Sumar Deen, Georgia State University News

ATLANTA—Tammy Hughes (B.S.W. ‘16, M.S.W. ‘17) starts her workday tallying open shelter beds for individuals who would otherwise be sleeping outside in downtown Atlanta.

From there she moves to curating negative COVID-19 test results addressed to individuals with whom her homeless outreach team has connected. Negative results are now required for admission to most homeless shelters, so those without reliable technology send their test results to Hughes’ email address.

Armed with the negative results, she and her team hit the streets to distribute them and assist their owners with the next steps towards ending homelessness.

Hughes is the social impact director at Central Atlanta Progress (CAP), a nonprofit community development organization. For her, the work of connecting vulnerable populations with community resources has always been a passion.

It became her profession with her studies at the Andrew Young School of Policy Studies.

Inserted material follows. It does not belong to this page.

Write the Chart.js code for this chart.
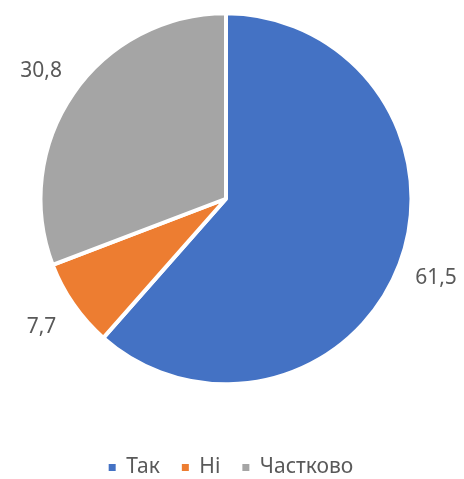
<!DOCTYPE html>
<html lang="uk">
<head>
    <meta charset="UTF-8">
    <title>Pie</title>
    <style>
        html, body { margin: 0; padding: 0; background: #ffffff; overflow: hidden; }
        .wrap { width: 464px; height: 488px; }
    </style>
    <script src="https://cdn.jsdelivr.net/npm/chart.js"></script>
</head>
<body>
    <div class="wrap"><canvas id="pieChart" width="464" height="488"></canvas></div>
    <script>
        const categories = ['Так', 'Ні', 'Частково'];
        const values = [61.5, 7.7, 30.8];
        const valueLabels = ['61,5', '7,7', '30,8'];
        const colors = ['#4472C4', '#ED7D31', '#A5A5A5'];

        const FONT = '"Noto Sans", sans-serif';

        // value labels outside each slice
        const outsideLabels = {
            id: 'outsideLabels',
            afterDatasetsDraw(chart) {
                const ctx = chart.ctx;
                const meta = chart.getDatasetMeta(0);
                ctx.save();
                ctx.font = '21px ' + FONT;
                ctx.fillStyle = '#595959';
                ctx.textAlign = 'center';
                ctx.textBaseline = 'middle';
                meta.data.forEach(function(arc, i) {
                    const p = arc.getProps(['x', 'y', 'startAngle', 'endAngle', 'outerRadius'], true);
                    const mid = (p.startAngle + p.endAngle) / 2;
                    const r = p.outerRadius + 39;
                    ctx.fillText(valueLabels[i], p.x + Math.cos(mid) * r, p.y + Math.sin(mid) * r);
                });
                ctx.restore();
            }
        };

        // nudge the legend a little to the right
        const legendShift = {
            id: 'legendShift',
            afterLayout(chart) {
                if (chart.legend) {
                    chart.legend.left += 5;
                    chart.legend.right += 5;
                }
            }
        };

        new Chart(document.getElementById('pieChart'), {
            type: 'pie',
            data: {
                labels: categories,
                datasets: [{
                    data: values,
                    backgroundColor: colors,
                    borderColor: '#ffffff',
                    borderWidth: 4
                }]
            },
            options: {
                responsive: false,
                animation: false,
                layout: { padding: { top: 11, left: 38.5, right: 50.5, bottom: 0 } },
                plugins: {
                    tooltip: { enabled: false },
                    legend: {
                        position: 'bottom',
                        title: {
                            display: true,
                            text: '',
                            font: { size: 10, lineHeight: 1 },
                            padding: { top: 38.5, bottom: 0 }
                        },
                        labels: {
                            boxWidth: 7,
                            boxHeight: 7,
                            padding: 22,
                            color: '#595959',
                            font: { size: 21, family: FONT },
                            generateLabels(chart) {
                                const items = Chart.overrides.pie.plugins.legend.labels.generateLabels(chart);
                                items.forEach(function(item) { item.lineWidth = 0; });
                                return items;
                            }
                        }
                    }
                }
            },
            plugins: [outsideLabels, legendShift]
        });
    </script>
</body>
</html>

“The social work program at Georgia State was an easy choice. Instead of being clinically focused like many others, it’s community-based,” she said. “I was drawn to the belief that the community is our classroom.”

Hughes’ ties with the school helped her land her current position.

“Part of what propelled me to the top over roughly 150 other interviewees was a glowing recommendation from Dr. Susan Snyder,” Hughes said. “She pours so much into her students and is a big part of who I am as a social worker today.”

Hughes was hired to serve as liaison among the stakeholder groups living and working within the 220 blocks designated by CAP as the Atlanta Downtown Improvement District (ADID). This year, she faced the unexpected task of balancing COVID-19’s impact on individuals experiencing homelessness with its corresponding effect on the area’s delicate ecosystem of business and property owners, residents and visitors.

“Business owners and community residents were concerned at the beginning of the pandemic,” Hughes said. “They thought there had been an explosion in the homeless population. And there was genuinely less outreach by social service providers then. Many of those who do this work were at home, following public health guidelines to stay safe from the virus.”

So in August, Hughes launched the ADID Social Impact Safety Team (A.S.I.S.T.), a mobile unit that traverses the city on foot with tablets to reconnect individuals experiencing homelessness with the social services they need.

“We’re meeting them where they are, which is what makes this team so effective,” she said. “We partner with a homeless service provider for contract beds so when we engage with someone who wants to get off the streets, we immediately have a place for them to go.”

Twenty-nine percent of Atlanta’s homeless population live with severe mental illness which potentially affects their ability to obtain services. Other barriers include physical health concerns, lack of knowledge of services, or absence of reliable transportation.

“The weight is on the person in need to find services,” she said. “I believe the opposite should be true.”

By early December, A.S.I.S.T. had reached nearly 800 of an estimated 3,240 individuals living on Atlanta’s streets. Hughes hopes the initiative will pave the way for similar programs around the country.

“We’ve demonstrated that it’s a needed service and a value added to the community,” she said. “I want people to see this is a microcosm of what can happen with homeless services as whole when we work collaboratively.”